8 Sept. 2023 · 4 min de Lecture
How can I make my website accessible to blind and visually impaired people?
Are you committed to accessibility and inclusion? This is a particularly crucial issue in today's digital age, as access to online information has become essential. However, it is regrettable to note that many people, particularly those with visual impairments, the visually impaired or blind, as well as those with cognitive disabilities, often find themselves excluded from the online experience. If you want to promote the independence and inclusion of these groups, you've come to the right place.
Here are our tips for making your websites accessible to the visually impaired:
Alternative text is a short text description associated with an image, illustrationor any other visual element in a document, website, application, etc.
It is very easy to integrate alternative text when creating your content - an accessibility tab or ALT is often provided.
This will enable visually impaired people to participate fully in your exchanges and communications
A clear structure
Navigating a website can be particularly difficult for people with visual impairments. That's why, when designing your site, it's essential to put in place a hierarchical content structure, with clearly defined headings and sub-headings.
This approach will considerably improve navigation for these users by giving them a solid reference point for accessing information quickly.
In the code of your website, semantic HTML tags will enable you to make your content understandable and accessible. These tags carry specific meanings and describe the content they contain. This has a dual purpose: to help search browsers interpret the content correctly, and to help screen readers (used by blind or partially-sighted people) interpret the content correctly.

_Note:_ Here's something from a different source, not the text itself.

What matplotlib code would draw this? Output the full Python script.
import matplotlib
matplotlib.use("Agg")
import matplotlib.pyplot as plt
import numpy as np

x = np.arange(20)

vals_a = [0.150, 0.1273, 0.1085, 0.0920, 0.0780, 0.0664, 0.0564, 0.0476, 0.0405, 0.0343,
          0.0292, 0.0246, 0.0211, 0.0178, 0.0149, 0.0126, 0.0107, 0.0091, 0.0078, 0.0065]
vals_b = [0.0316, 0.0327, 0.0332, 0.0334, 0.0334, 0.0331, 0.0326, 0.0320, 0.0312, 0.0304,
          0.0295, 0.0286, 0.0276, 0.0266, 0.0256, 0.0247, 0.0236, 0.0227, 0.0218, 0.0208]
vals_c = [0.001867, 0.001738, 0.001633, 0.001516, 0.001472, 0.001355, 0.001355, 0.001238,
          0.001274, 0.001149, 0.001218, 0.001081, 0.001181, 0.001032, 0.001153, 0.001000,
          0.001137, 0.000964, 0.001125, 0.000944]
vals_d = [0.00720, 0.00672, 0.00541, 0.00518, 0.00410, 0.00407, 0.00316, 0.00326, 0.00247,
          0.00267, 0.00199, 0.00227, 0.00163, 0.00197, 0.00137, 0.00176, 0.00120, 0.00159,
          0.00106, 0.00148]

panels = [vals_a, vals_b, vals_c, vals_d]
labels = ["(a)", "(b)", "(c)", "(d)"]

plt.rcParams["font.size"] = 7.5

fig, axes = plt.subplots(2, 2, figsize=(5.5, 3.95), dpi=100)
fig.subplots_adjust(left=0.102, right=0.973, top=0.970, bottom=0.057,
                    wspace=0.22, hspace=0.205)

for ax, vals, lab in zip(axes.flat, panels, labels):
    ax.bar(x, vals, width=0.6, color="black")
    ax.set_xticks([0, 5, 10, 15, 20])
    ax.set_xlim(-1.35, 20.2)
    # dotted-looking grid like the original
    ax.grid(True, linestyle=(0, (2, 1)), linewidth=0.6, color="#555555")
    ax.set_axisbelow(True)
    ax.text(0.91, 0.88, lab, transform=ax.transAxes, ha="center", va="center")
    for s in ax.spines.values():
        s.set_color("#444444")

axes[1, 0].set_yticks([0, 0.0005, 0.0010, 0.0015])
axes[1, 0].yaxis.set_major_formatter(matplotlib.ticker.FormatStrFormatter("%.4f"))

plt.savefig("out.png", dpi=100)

You will find the following tags in particular:
• <header>: This tag is used to define the header of a page or section. It generally contains the main title of the page or section, the site logo, navigation menus, etc.

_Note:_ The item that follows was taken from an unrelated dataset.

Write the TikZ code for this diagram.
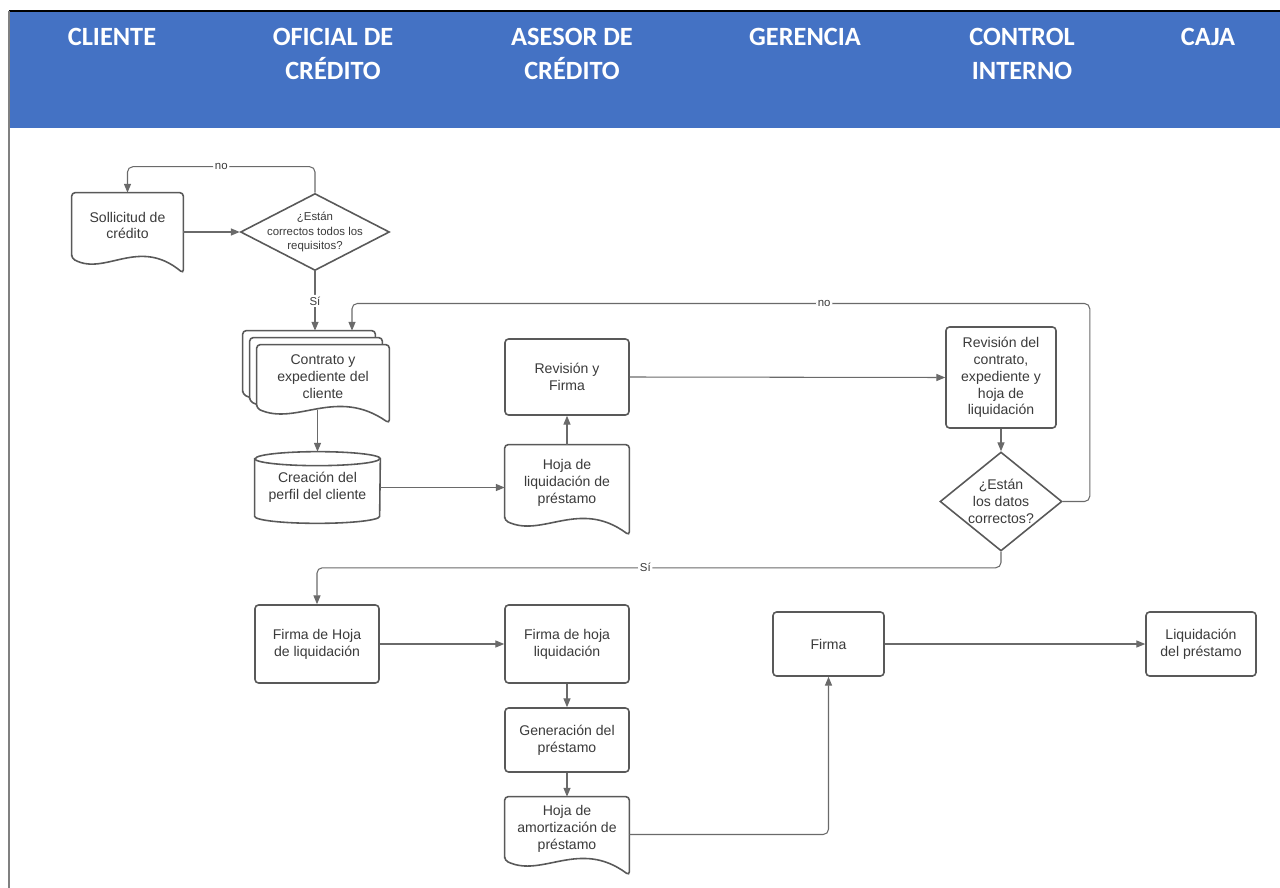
\documentclass[tikz,border=0pt]{standalone}
\usepackage{fontspec}
\setmainfont{Liberation Sans}
\newfontfamily\hdrfont{Carlito}
\usepackage{tikz}
\usetikzlibrary{arrows.meta,shapes,calc,backgrounds}
\definecolor{laneblue}{HTML}{4472C4}
\definecolor{boxgray}{HTML}{595959}
\definecolor{linegray}{HTML}{6A6A6A}
\definecolor{txtgray}{HTML}{3B3B3B}
\tikzset{
  procbox/.style={draw=boxgray, line width=0.9pt, rounded corners=2pt, fill=white, text=txtgray, align=center, font=\fontsize{8}{9.6}\selectfont, inner sep=2pt},
  docnode/.style={text=txtgray, align=center, font=\fontsize{8}{9.6}\selectfont, inner sep=2pt},
  docline/.style={draw=boxgray, line width=0.9pt, fill=white, rounded corners=2pt},
  decision/.style={diamond, draw=boxgray, line width=0.9pt, fill=white, inner sep=0pt},
  dtext/.style={text=txtgray, align=center, inner sep=0pt},
  flow/.style={draw=linegray, line width=0.6pt, rounded corners=3pt, -{Triangle[length=5pt,width=4pt]}},
  lbl/.style={fill=white, inner sep=1pt, text=txtgray, font=\fontsize{6.5}{7}\selectfont},
  lanehead/.style={text=white, align=center, anchor=north, font=\hdrfont\bfseries\fontsize{15}{19.3}\selectfont}
}
\newcommand{\docoutline}[1]{%
  \draw[docline] (#1.south west) -- (#1.north west) -- (#1.north east) -- ($(#1.south east)+(0,15)$)
    .. controls ($(#1.south west)!0.6!(#1.south east)+(0,-22)$) and ($(#1.south west)!0.3!(#1.south east)+(0,18)$) .. (#1.south west) -- cycle;}
\newcommand{\cyloutline}[1]{%
  \draw[docline, sharp corners] ($(#1.north west)+(0,7)$) -- ($(#1.south west)+(0,-7)$)
    arc[start angle=180, end angle=360, x radius=1.25cm, y radius=0.14cm] -- ($(#1.north east)+(0,7)$)
    arc[start angle=0, end angle=180, x radius=1.25cm, y radius=0.14cm] -- cycle;
  \draw[docline, fill=none, sharp corners] ($(#1.north west)+(0,7)$) arc[start angle=180, end angle=360, x radius=1.25cm, y radius=0.14cm];}

\begin{document}
\begin{tikzpicture}[x=0.02cm, y=-0.02cm]
  \useasboundingbox (0,0) rectangle (1280,888);
  \fill[laneblue] (9,11) rectangle (1280,128);
  \draw[black, line width=1pt] (9,11) -- (1280,11);
  \draw[gray, line width=0.6pt] (9,11) -- (9,888);

  \node[lanehead] (hCliente) at (112,22) {CLIENTE};
  \node[lanehead] (hOficial) at (333,22) {OFICIAL DE\\CRÉDITO};
  \node[lanehead] (hAsesor) at (572,22) {ASESOR DE\\CRÉDITO};
  \node[lanehead] (hGerencia) at (805,22) {GERENCIA};
  \node[lanehead] (hControl) at (1022,22) {CONTROL\\INTERNO};
  \node[lanehead] (hCaja) at (1208,22) {CAJA};

  \node[docnode, minimum width=2.22cm, minimum height=1.3cm] (sol) at (127.5,225.5) {Sollicitud de\\crédito};
  \node[decision, minimum width=2.98cm, minimum height=1.54cm,
    label={[dtext, font=\fontsize{6.5}{8}\selectfont]center:{¿Están\\correctos todos los\\requisitos?}}] (req) at (315,232) {};
  \node[docnode, minimum width=2.64cm, minimum height=1.26cm] (contB) at (309,362.5) {};
  \node[docnode, minimum width=2.64cm, minimum height=1.26cm] (contM) at (316,369.5) {};
  \node[docnode, minimum width=2.64cm, minimum height=1.26cm] (contF) at (323,376.5) {Contrato y\\expediente del\\cliente};
  \node[docnode, minimum width=2.5cm, minimum height=1.42cm] (cyl) at (317.5,487.5) {Creación del\\perfil del cliente};
  \node[docnode, minimum width=2.48cm, minimum height=1.5cm] (hojaLiq) at (567,482.5) {Hoja de\\liquidación de\\préstamo};
  \node[procbox, minimum width=2.48cm, minimum height=1.52cm] (revF) at (567,377) {Revisión y\\Firma};
  \node[procbox, minimum width=2.2cm, minimum height=2.02cm] (revC) at (1001,377.5) {Revisión del\\contrato,\\expediente y\\hoja de\\liquidación};
  \node[decision, minimum width=2.44cm, minimum height=1.98cm,
    label={[dtext, font=\fontsize{8}{9.6}\selectfont]center:{¿Están\\los datos\\correctos?}}] (datos) at (1001,501.5) {};
  \node[procbox, minimum width=2.48cm, minimum height=1.56cm] (firmaHoja) at (317,644) {Firma de Hoja\\de liquidación};
  \node[procbox, minimum width=2.48cm, minimum height=1.56cm] (firmaLiq) at (567,644) {Firma de hoja\\liquidación};
  \node[procbox, minimum width=2.48cm, minimum height=1.28cm] (genPres) at (567,740) {Generación del\\préstamo};
  \node[docnode, minimum width=2.48cm, minimum height=1.26cm] (hojaAm) at (567,828.5) {Hoja de\\amortización de\\préstamo};
  \node[procbox, minimum width=2.22cm, minimum height=1.28cm] (firmaG) at (828.5,644) {Firma};
  \node[procbox, minimum width=2.2cm, minimum height=1.28cm] (liqPres) at (1201,644) {Liquidación\\del préstamo};

  \begin{scope}[on background layer]
    \docoutline{sol}
    \docoutline{contB}
    \docoutline{contM}
    \docoutline{contF}
    \docoutline{hojaLiq}
    \docoutline{hojaAm}
    \cyloutline{cyl}
  \end{scope}

  \draw[flow] (sol.east |- req.west) -- (req.west);
  \draw[flow] (req.north) -- ++(0,-26) -| node[lbl, pos=0.25] {no} (sol.north);
  \draw[flow] (req.south) -- node[lbl] {Sí} (req.south |- contB.north);
  \draw[flow] (datos.east) -| ($(datos.east)+(27,-198)$) -| node[lbl, pos=0.18] {no} ($(contB.north)+(43,0)$);
  \draw[flow] ($(cyl.north |- contF.south)+(0,2)$) -- (cyl.north);
  \draw[flow] (cyl.east) -- (cyl.east -| hojaLiq.west);
  \draw[flow] (hojaLiq.north) -- (revF.south);
  \draw[flow] (revF.east) -- (revC.west);
  \draw[flow] (revC.south) -- (datos.north);
  \draw[flow] (datos.south) -- ++(0,16) -| node[lbl, pos=0.26] {Sí} (firmaHoja.north);
  \draw[flow] (firmaHoja.east) -- (firmaLiq.west);
  \draw[flow] (firmaLiq.south) -- (genPres.north);
  \draw[flow] (genPres.south) -- (hojaAm.north);
  \draw[flow] ($(hojaAm.east)+(0,6)$) -| (firmaG.south);
  \draw[flow] (firmaG.east) -- (liqPres.west);
\end{tikzpicture}
\end{document}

• <nav> : Used to define a navigation section, often in the form of a menu, allowing users to move quickly to different parts of the site.
• <main> : Indicates the main section of content on a web page. There should only be one <main> element per page.
• <footer>: Used for the header or footer of a web page, where you can place information such as contact details, social media links, legal notices, etc.
Tags allow screen readers to understand not only the structure but also the meaning of the content. For example, when a screen reader encounters the <nav> tag, it informs the user that this is a navigation section, making it easier to navigate the site.
Similarly, when users reach the <header> tag, they know that they are in the page header. To find out more, take a look at ReferenSEO et Pierre Giraud.
High colour contrast
To ensure optimum legibility, make sure the text has a high contrast with the background. For example: white writing on a blue background can work very well.
To ensure that colours are suitable for the visually impaired, we recommend that you follow the contrast guidelines set out in the Web Content Accessibility Guidelines (a set of international standards for making web content accessible).
We recommend a contrast for normal text (body text) of at least 4.5:1 in relation to the background colour. You can test contrasts on the following websites:
For headings, which are generally written in a larger font, the recommended contrast ratio is at least 3:1 in relation to the background colour.
There are no contrast guidelines for icons or buttons, but we recommend that you follow the contrast for body text, and ensure that these elements are easily distinguishable from the rest of the page.
The use of appropriate typography plays an essential role in improving the accessibility of your website. We recommend avoiding the use of serif typefaces such as Times New Roman.
As far as font size is concerned, it is advisable to choose a minimum of 16 to 18 points. This ensures better legibility for all visitors, including those with specific visual accessibility needs.
Carry out tests
This stage is essential: it's important to put yourself in the shoes of a visually impaired person and try out opening your site in their conditions.
Sometimes, details that we don't think about can make it very difficult to access information!
Following on from the previous point, it is necessary to offer regular updates to ensure that your website remains compliant with standards and that it remains compatible with the new accessibility tools that are emerging.
In conclusion, digital accessibility is a crucial step towards including everyone in communications. By making your websites accessible to visually impaired people, you are promoting the autonomy of these individuals, as well as equality of opportunity.
By following these simple but important tips, you are helping to build a more accessible and welcoming web for everyone, while promoting accessibility for visually impaired and blind people, so that they can live independently.